I love white chocolate. Like seriously, seriously, seriously love white chocolate. And I know there are plenty of white chocolate haters out there.
"It's not chocolate!" they'll shout! "It doesn't have cocoa solids!"
Is the word chocolate in its title?
Then it's chocolate.
These truffles are tiny little no-bake bites of heaven. Smooth, incredible Callebut chocolate is melted down with heavy cream, and swirled with Bailey's Irish Cream, the best liquor in the world. No, really, it is. Have you ever poured it on ice cream? Do yourself a huge favor and grab a big bowl of ice cream, some Bailey's and go nuts. And if you're reading it and it is breakfast time, it's totally socially acceptable to do this. I promise.

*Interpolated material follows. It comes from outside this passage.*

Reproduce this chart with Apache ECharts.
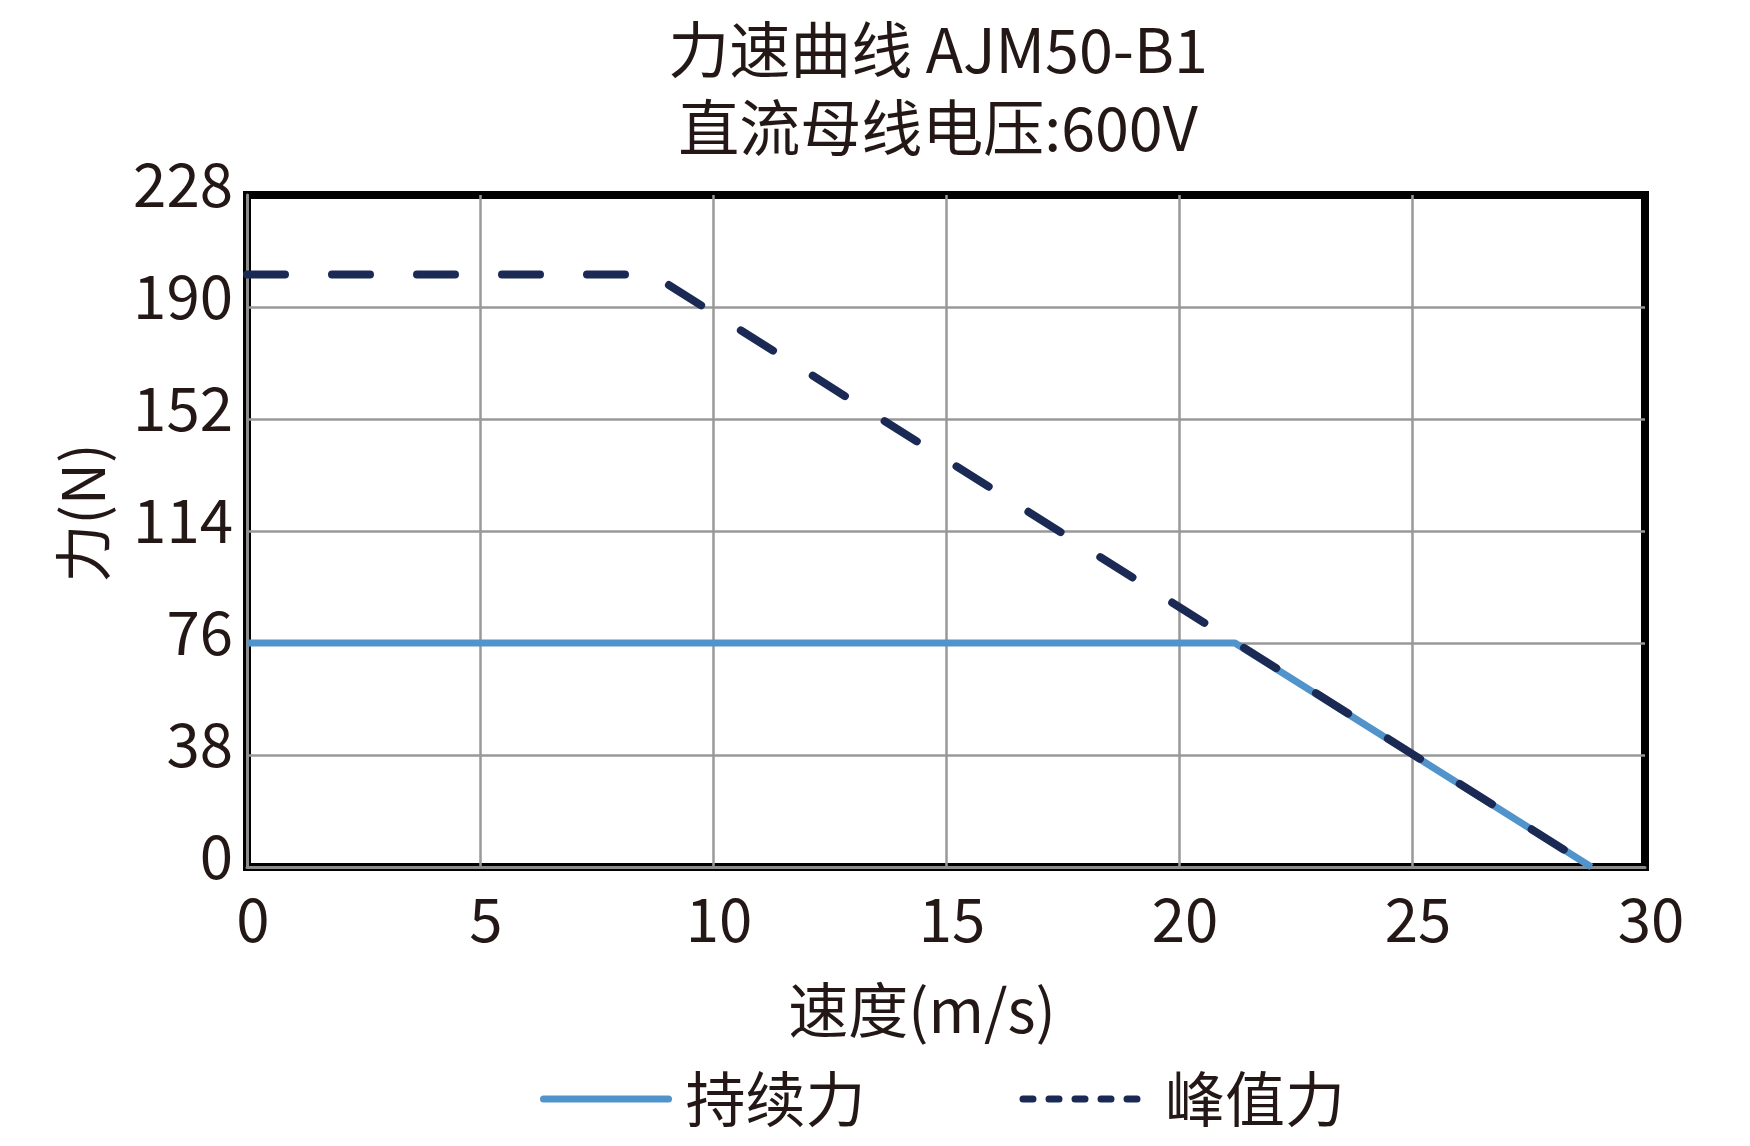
<!DOCTYPE html>
<html>
<head>
<meta charset="utf-8">
<title>力速曲线 AJM50-B1</title>
<script src="https://cdn.jsdelivr.net/npm/echarts@6/dist/echarts.min.js"></script>
<style>
  html, body { margin: 0; padding: 0; background: #fff; }
  #chart { width: 1750px; height: 1146px; }
</style>
</head>
<body>
<div id="chart"></div>
<script>
// 数据
const titleLines = ['力速曲线 AJM50-B1', '直流母线电压:600V'];
const seriesNames = ['持续力', '峰值力'];
const contSpeed = [0, 21.2, 28.85];
const contForce = [76, 76, 0];
const peakSpeed = [0, 8.7, 28.85];
const peakForce = [201, 201, 0];
const xTicks = { min: 0, max: 30, interval: 5 };
const yTicks = { min: 0, max: 228, interval: 38 };

const textColor = '#231815';
const contColor = '#5193cb';
const peakColor = '#1b2a54';
const font = '"Noto Sans CJK SC", "Noto Sans", sans-serif';

function pairs(xs, ys) {
  return xs.map(function (v, i) { return [v, ys[i]]; });
}

var myChart = echarts.init(document.getElementById('chart'), null, { renderer: 'canvas' });

var option = {
  backgroundColor: '#fff',
  animation: false,
  textStyle: { fontFamily: font, color: textColor },
  title: {
    text: titleLines.join('\n'),
    left: 933,
    textAlign: 'center',
    top: 6,
    textStyle: {
      fontFamily: font,
      fontSize: 61,
      fontWeight: 'normal',
      color: textColor,
      lineHeight: 78
    }
  },
  legend: {
    top: 1064,
    left: 535,
    itemWidth: 125,
    itemHeight: 20,
    itemGap: 154,
    itemStyle: { opacity: 0 },
    textStyle: {
      fontFamily: font,
      fontSize: 60,
      color: textColor,
      padding: [0, 0, 0, 12]
    },
    data: [
      { name: seriesNames[0], lineStyle: { color: contColor, width: 7, cap: 'round' } },
      { name: seriesNames[1], lineStyle: { color: peakColor, type: [10, 16], cap: 'round', width: 7 } }
    ]
  },
  grid: {
    left: 247,
    right: 105,
    top: 195,
    bottom: 279,
    show: true,
    borderColor: '#000',
    borderWidth: 8
  },
  xAxis: {
    type: 'value',
    min: xTicks.min,
    max: xTicks.max,
    interval: xTicks.interval,
    name: '速度(m/s)',
    nameLocation: 'middle',
    nameGap: 113,
    nameTextStyle: { fontFamily: font, fontSize: 60, color: textColor, padding: [0, 48, 0, 0] },
    axisLine: { show: true, onZero: false, lineStyle: { color: '#8c8c8c', width: 3 } },
    axisTick: { show: false },
    axisLabel: { fontFamily: font, fontSize: 60, color: textColor, margin: 22, padding: [0, 0, 0, 12] },
    splitLine: { show: true, showMinLine: false, showMaxLine: false, lineStyle: { color: '#999', width: 2.5 } }
  },
  yAxis: {
    type: 'value',
    min: yTicks.min,
    max: yTicks.max,
    interval: yTicks.interval,
    name: '力(N)',
    nameLocation: 'middle',
    nameGap: 135,
    nameTextStyle: { fontFamily: font, fontSize: 58, color: textColor, padding: [0, 0, 0, 36] },
    axisLine: { show: true, onZero: false, lineStyle: { color: '#8c8c8c', width: 3 } },
    axisTick: { show: false },
    axisLabel: {
      margin: 14,
      formatter: '{v|{value}}',
      rich: { v: { fontFamily: font, fontSize: 60, color: textColor, padding: [0, 0, 22, 0] } }
    },
    splitLine: { show: true, showMinLine: false, showMaxLine: false, lineStyle: { color: '#999', width: 2.5 } }
  },
  series: [
    {
      name: seriesNames[0],
      type: 'line',
      data: pairs(contSpeed, contForce),
      symbol: 'none',
      lineStyle: { color: contColor, width: 7 },
      itemStyle: { color: contColor },
      z: 3
    },
    {
      name: seriesNames[1],
      type: 'line',
      data: pairs(peakSpeed, peakForce),
      symbol: 'none',
      lineStyle: { color: peakColor, width: 8, type: [38, 47], cap: 'round' },
      itemStyle: { color: peakColor },
      z: 4
    }
  ]
};

myChart.setOption(option);
window.addEventListener('resize', myChart.resize);
</script>
</body>
</html>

I dipped the smooth, creamy center in tempered white chocolate to create a lovely shell that just "pops" when you bite thorugh it and then dusted them with a little bit of disco dust to give them a nice gold shimmer.
Can we just stop for a minute? Who came up with that name? When I think of disco dust, I think of Studio 54, with people doing the hustle in big glittery purple sunglasses that are three times the size of their heads, hot pink feather boas, too tight shimmery pants, and towering white platform shoes. I don't think of glittery powder to dust onto confections.
Regardless, these truffles are an elegant addition to any dessert table on Christmas. With or without the feather boa.
Bailey's Irish Cream White Chocolate Truffles
8 ounces high quality white chocolate (I used Callebut), chopped fine
3/4 cup heavy whipping cream
2 tablespoons unsalted butter
1/4 cup Bailey's Irish Cream (any flavor is fine)
8 ounces high quality white chocolate, finely chopped (about 1 1/3 cup)
2 ounces extra chocolate, in 1 or 2 chunks
For Truffles: Place the chopped chocolate in a medium sized stainless steel bowl. Set aside. Heat the cream and butter in a small saucepan over medium heat. Bring to a boil. Immediately pour the boiling cream over the chocolate and allow to stand for 5 minutes. Stir with a whisk until smooth. If desired, add the liqueur.
Transfer the mixture to a medium bowl and cover with plastic wrap. Refrigerate until cool and texture resembles firm cream cheese, 1 to 1 1/2 hours. (If mixture has chilled for longer and is very stiff, let stand at room temperature for 1 hour.)
With an electric mixer, beat the mixture at high speed until fluffy, mousse-like, and the mixture forms medium stiff peaks, 1 to 1 1/2 minutes.
Spread the mixture into a shallow pan and freeze until firm enough to scoop, at least 3 hours.
Have ready a bowl of hot water, a melon baller, a sheet pan lined with wax paper, and the firm filling. Dip the melon baller into the water and wipe dry. Scoop out a scant 1-inch ball of the filling. Set on the prepared sheet and repeat with the remaining truffle base. If you don’t have a melon-baller, use a sharp knife to cut the base into little squares. Roll each piece between your fingers.
Freeze the filling again until firm, about 1 hour.
If you prefer to have the shell on the truffles, follow these instructions on David Lebovitz's page to temper the chocolate.
Line another sheet pan with wax paper.
Using a fork to cradle the filling, dip the filling in the bowl of melted chocolate and coat with chocolate. The the excess drip off, then place on wax paper. Repeat with remaining truffles. Store for up to 1 week in an air-tight container.